= E. Dwight Church =

American rare book collector and philanthropist

Elihu Dwight Church (April 24, 1836 – August 30, 1908 in Westfield, Connecticut) was an American rare book collector and philanthropist.

E. Dwight's Church's father was Austin Church, the co-founder of the company that eventually became Church & Dwight, Inc., a company famous for manufacturing baking soda and other household products. E. Dwight Church and his brother eventually became the owner/managers of Church & Dwight. Upon his death at age seventy-two, E. Dwight Church was Church & Dwight's president. He was involved in several business enterprises, served in the American Civil War in the 7th New York Volunteer Infantry Regiment, and belonged to several clubs in New York City. He was a graduate of the City College of New York.

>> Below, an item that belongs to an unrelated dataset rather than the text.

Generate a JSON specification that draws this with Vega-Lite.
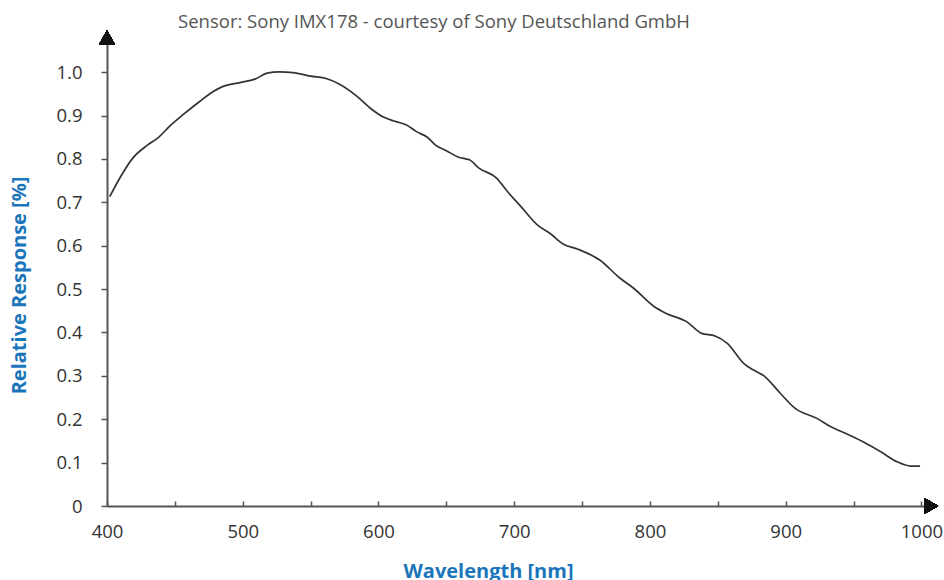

Church began collecting rare books in the late 1870s by purchasing works illustrated with Thomas Bewick's wood cuts and then acquired many examples of books illustrated by George Cruikshank. In about 1886 Church began his collection of Americana. The catalogue of Church's collection was compiled in five volumes by George Watson Cole. Of the seventeen known editions of Columbus's first letter, Church obtained six. He purchased 19 early editions of works containing the letters of Amerigo Vespucci and several rare editions of the works of the early English voyagers. Although Church's collection is chiefly noteworthy for its Americana, there are also rare editions of Shakespeare's works, including George Daniel's copy of the "Sonnets". In 1911 Henry E. Huntington's representative George D. Smith acquired for Huntington the E. Dwight Church collection of books and manuscripts.

Most notable in this collection was the original of "Franklin's Autobiography," said to be the most valuable of all American documents, with the exception of the American Declaration of Independence. The price paid for this collection was $1,250,000. It contains, in addition to the "Autobiography," some letters of Christopher Columbus and George Washington; a first edition of Milton's "Comus" and "Paradise Lost," and a first edition of Bunyan's "Pilgrim's Progress."

Church was predeceased by his first wife. Upon his death, he was survived by his widow, three children from his second marriage, and four sons from his first marriage.